**MATERIALS PROVIDED**.
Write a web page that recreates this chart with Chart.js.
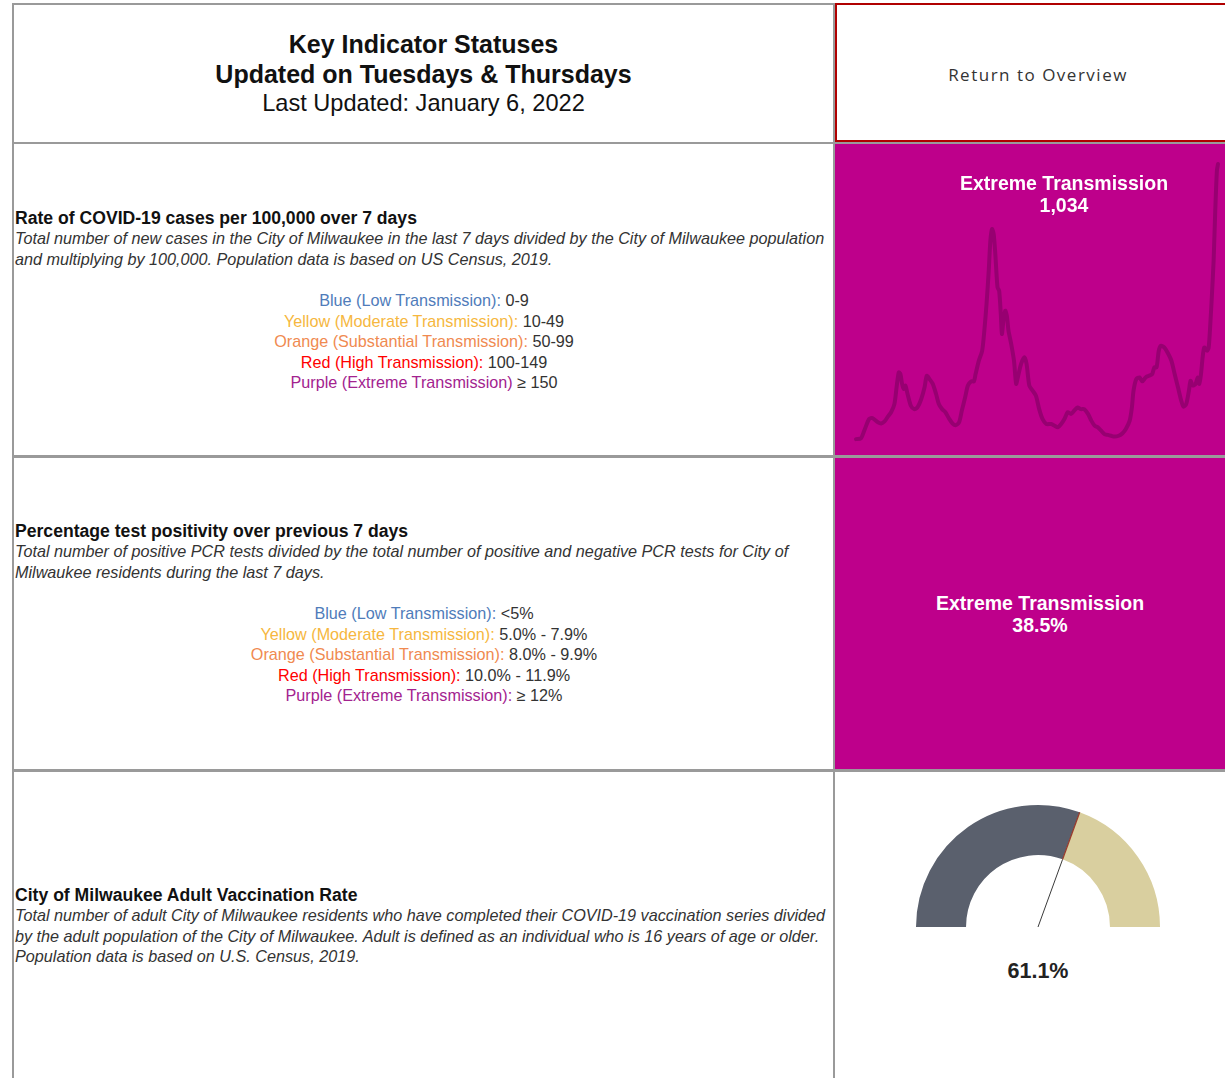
<!DOCTYPE html>
<html>
<head>
<meta charset="utf-8">
<script src="https://cdn.jsdelivr.net/npm/chart.js@4"></script>
<style>
  body { margin: 0; width: 1225px; height: 1078px; background: #fff; overflow: hidden; position: relative;
         font-family: "Liberation Sans", Arial, sans-serif; color: #222; }
  .abs { position: absolute; }
  .hline { position: absolute; background: #9a9a9a; }
  .vline { position: absolute; background: #9a9a9a; }
  .purple { position: absolute; background: #be008b; }
  .header { position: absolute; left: 14px; width: 819px; text-align: center; font-size: 23.6px; line-height: 29.5px; color: #111; }
  .header .b { font-weight: bold; font-size: 25px; }
  .block { position: absolute; left: 15px; width: 818px; font-size: 16.2px; line-height: 20.6px; }
  .block .t { font-weight: bold; font-size: 17.6px; color: #111; }
  .block .d { font-style: italic; color: #333; }
  .block .lg { text-align: center; color: #333; }
  .status { position: absolute; width: 300px; text-align: center; color: #fff; font-weight: bold; font-size: 19.5px; line-height: 22px; }
</style>
</head>
<body>

<!-- grid lines -->
<div class="hline" style="left:12px; top:3px; width:823px; height:2px;"></div>
<div class="vline" style="left:12px; top:3px; width:2px; height:1075px;"></div>
<div class="vline" style="left:833px; top:3px; width:2px; height:1075px;"></div>
<div class="hline" style="left:12px; top:142px; width:1213px; height:2px;"></div>
<div class="hline" style="left:12px; top:455px; width:1213px; height:3px;"></div>
<div class="hline" style="left:12px; top:769px; width:1213px; height:3px;"></div>

<!-- return button -->
<div class="abs" style="left:835px; top:3px; width:390px; height:139px; box-sizing:border-box; border:2px solid #b00000; border-right:none;"></div>
<div class="abs" style="left:888px; top:63px; width:300px; text-align:center; font-family:'Open Sans', sans-serif; font-size:17px; letter-spacing:1.5px; color:#333; line-height:24px;">Return to Overview</div>

<!-- header -->
<div class="header" style="top:30px;">
  <div class="b">Key Indicator Statuses</div>
  <div class="b">Updated on Tuesdays &amp; Thursdays</div>
  <div>Last Updated: January 6, 2022</div>
</div>

<!-- section 1 -->
<div class="block" style="top:207.7px;">
  <div class="t">Rate of COVID-19 cases per 100,000 over 7 days</div>
  <div class="d">Total number of new cases in the City of Milwaukee in the last 7 days divided by the City of Milwaukee population and multiplying by 100,000. Population data is based on US Census, 2019.</div>
  <div>&nbsp;</div>
  <div class="lg"><span style="color:#4f7cba">Blue (Low Transmission):</span> 0-9</div>
  <div class="lg"><span style="color:#f6b740">Yellow (Moderate Transmission):</span> 10-49</div>
  <div class="lg"><span style="color:#f08a50">Orange (Substantial Transmission):</span> 50-99</div>
  <div class="lg"><span style="color:#ff0000">Red (High Transmission):</span> 100-149</div>
  <div class="lg"><span style="color:#a3238f">Purple (Extreme Transmission)</span> ≥ 150</div>
</div>

<!-- section 2 -->
<div class="block" style="top:520.7px;">
  <div class="t">Percentage test positivity over previous 7 days</div>
  <div class="d">Total number of positive PCR tests divided by the total number of positive and negative PCR tests for City of Milwaukee residents during the last 7 days.</div>
  <div>&nbsp;</div>
  <div class="lg"><span style="color:#4f7cba">Blue (Low Transmission):</span> &lt;5%</div>
  <div class="lg"><span style="color:#f6b740">Yellow (Moderate Transmission):</span> 5.0% - 7.9%</div>
  <div class="lg"><span style="color:#f08a50">Orange (Substantial Transmission):</span> 8.0% - 9.9%</div>
  <div class="lg"><span style="color:#ff0000">Red (High Transmission):</span> 10.0% - 11.9%</div>
  <div class="lg"><span style="color:#a3238f">Purple (Extreme Transmission):</span> ≥ 12%</div>
</div>

<!-- section 3 -->
<div class="block" style="top:884.7px;">
  <div class="t">City of Milwaukee Adult Vaccination Rate</div>
  <div class="d">Total number of adult City of Milwaukee residents who have completed their COVID-19 vaccination series divided by the adult population of the City of Milwaukee. Adult is defined as an individual who is 16 years of age or older. Population data is based on U.S. Census, 2019.</div>
</div>

<!-- status boxes -->
<div class="purple" style="left:835px; top:144px; width:390px; height:311px;"></div>
<div class="purple" style="left:835px; top:458px; width:390px; height:311px;"></div>

<div class="abs" style="left:836px; top:144px; width:389px; height:311px;"><canvas id="caseChart"></canvas></div>
<div class="status" style="top:172px; left:914px;">Extreme Transmission<br>1,034</div>
<div class="status" style="top:592px; left:890px;">Extreme Transmission<br>38.5%</div>

<div class="abs" style="left:908px; top:797px; width:260px; height:140px;"><canvas id="vaxChart"></canvas></div>
<div class="abs" style="left:936px; top:959px; width:204px; text-align:center; font-weight:bold; font-size:21.5px; color:#222;">61.1%</div>

<script>
// 7-day case rate per 100,000 (days since start of series)
const days = [0, 9, 15, 24, 30, 40, 46, 52, 58, 64, 70, 74, 78, 81, 84, 87, 90, 94, 100, 106,
  112, 119, 125, 129, 134, 140, 146, 151, 157, 163, 170, 176, 182, 188, 193, 199, 204, 210, 215, 218,
  224, 230, 234, 238, 242, 245, 248, 251, 254, 258, 261, 264, 266, 269, 272, 275, 278, 283, 288, 292,
  295, 301, 307, 311, 316, 322, 328, 334, 340, 347, 356, 362, 368, 374, 380, 386, 392, 398, 404, 410,
  416, 423, 429, 435, 441, 447, 453, 459, 465, 471, 479, 486, 492, 499, 503, 506, 511, 517, 522, 528,
  534, 540, 544, 548, 552, 556, 562, 568, 575, 581, 587, 593, 597, 602, 607, 610, 614, 619, 623, 626,
  629, 632, 635, 640, 643, 646, 649, 652, 655, 658, 660];
const rates = [53, 56, 83, 125, 128, 113, 109, 116, 133, 149, 178, 238, 291, 285, 250, 232, 244, 214, 172, 160,
  166, 196, 238, 279, 267, 250, 214, 178, 160, 149, 125, 109, 103, 113, 155, 202, 244, 259, 259, 285,
  333, 368, 440, 535, 654, 761, 802, 784, 713, 594, 582, 499, 428, 481, 511, 493, 440, 392, 333, 250,
  273, 321, 345, 321, 244, 226, 208, 160, 125, 107, 107, 101, 95, 107, 125, 149, 143, 155, 166, 160,
  160, 143, 119, 101, 95, 83, 71, 68, 65, 62, 65, 74, 89, 119, 166, 226, 267, 273, 259, 273,
  279, 285, 309, 309, 368, 386, 380, 362, 333, 285, 238, 190, 169, 178, 226, 261, 244, 250, 273, 250,
  285, 345, 380, 368, 380, 464, 570, 689, 868, 1010, 1034];

// vaccination gauge
const vaxLabels = ['Completed series', 'Not completed'];
const vaxValues = [61.1, 38.9];

new Chart(document.getElementById('caseChart'), {
  type: 'line',
  data: {
    datasets: [{
      data: days.map((d, i) => ({ x: d, y: rates[i] })),
      borderColor: '#970071',
      borderWidth: 4,
      borderJoinStyle: 'round',
      borderCapStyle: 'round',
      tension: 0.25,
      pointRadius: 0,
      clip: false
    }]
  },
  options: {
    responsive: true,
    maintainAspectRatio: false,
    animation: false,
    layout: { padding: { left: 20, right: 7, top: 20, bottom: 1 } },
    plugins: { legend: { display: false }, tooltip: { enabled: false } },
    scales: {
      x: { type: 'linear', min: 0, max: Math.max(...days), display: false },
      y: { min: 0, max: Math.max(...rates), display: false }
    }
  }
});

// needle at the boundary between the two gauge slices
const needle = {
  id: 'needle',
  afterDatasetsDraw(chart) {
    const arc = chart.getDatasetMeta(0).data[0];
    const { x, y, endAngle, innerRadius, outerRadius } = arc.getProps(['x', 'y', 'endAngle', 'innerRadius', 'outerRadius'], true);
    const ctx = chart.ctx;
    const c = Math.cos(endAngle), s = Math.sin(endAngle);
    ctx.save();
    ctx.lineWidth = 1;
    ctx.strokeStyle = '#3a3a3a';
    ctx.beginPath();
    ctx.moveTo(x, y);
    ctx.lineTo(x + c * innerRadius, y + s * innerRadius);
    ctx.stroke();
    ctx.strokeStyle = '#9a3a2c';
    ctx.lineWidth = 1.3;
    ctx.beginPath();
    ctx.moveTo(x + c * innerRadius, y + s * innerRadius);
    ctx.lineTo(x + c * outerRadius, y + s * outerRadius);
    ctx.stroke();
    ctx.restore();
  }
};

new Chart(document.getElementById('vaxChart'), {
  type: 'doughnut',
  data: {
    labels: vaxLabels,
    datasets: [{
      data: vaxValues,
      backgroundColor: ['#5a606d', '#d9cf9f'],
      borderWidth: 0
    }]
  },
  options: {
    responsive: true,
    maintainAspectRatio: false,
    animation: false,
    rotation: -90,
    circumference: 180,
    cutout: '59%',
    layout: { padding: { left: 8, right: 8, top: 8, bottom: 10 } },
    plugins: { legend: { display: false }, tooltip: { enabled: false } }
  },
  plugins: [needle]
});
</script>
</body>
</html>
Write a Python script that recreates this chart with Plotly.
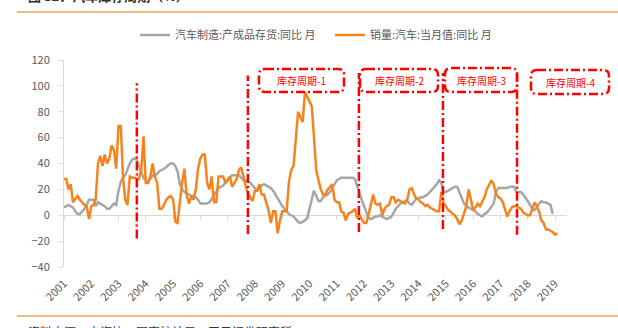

**WHAT TO DO**.
Gather each line holding the string "this".

**SOLUTION**.
Write a web page that recreates this chart with Chart.js.
Write a Python script that recreates this chart with Plotly.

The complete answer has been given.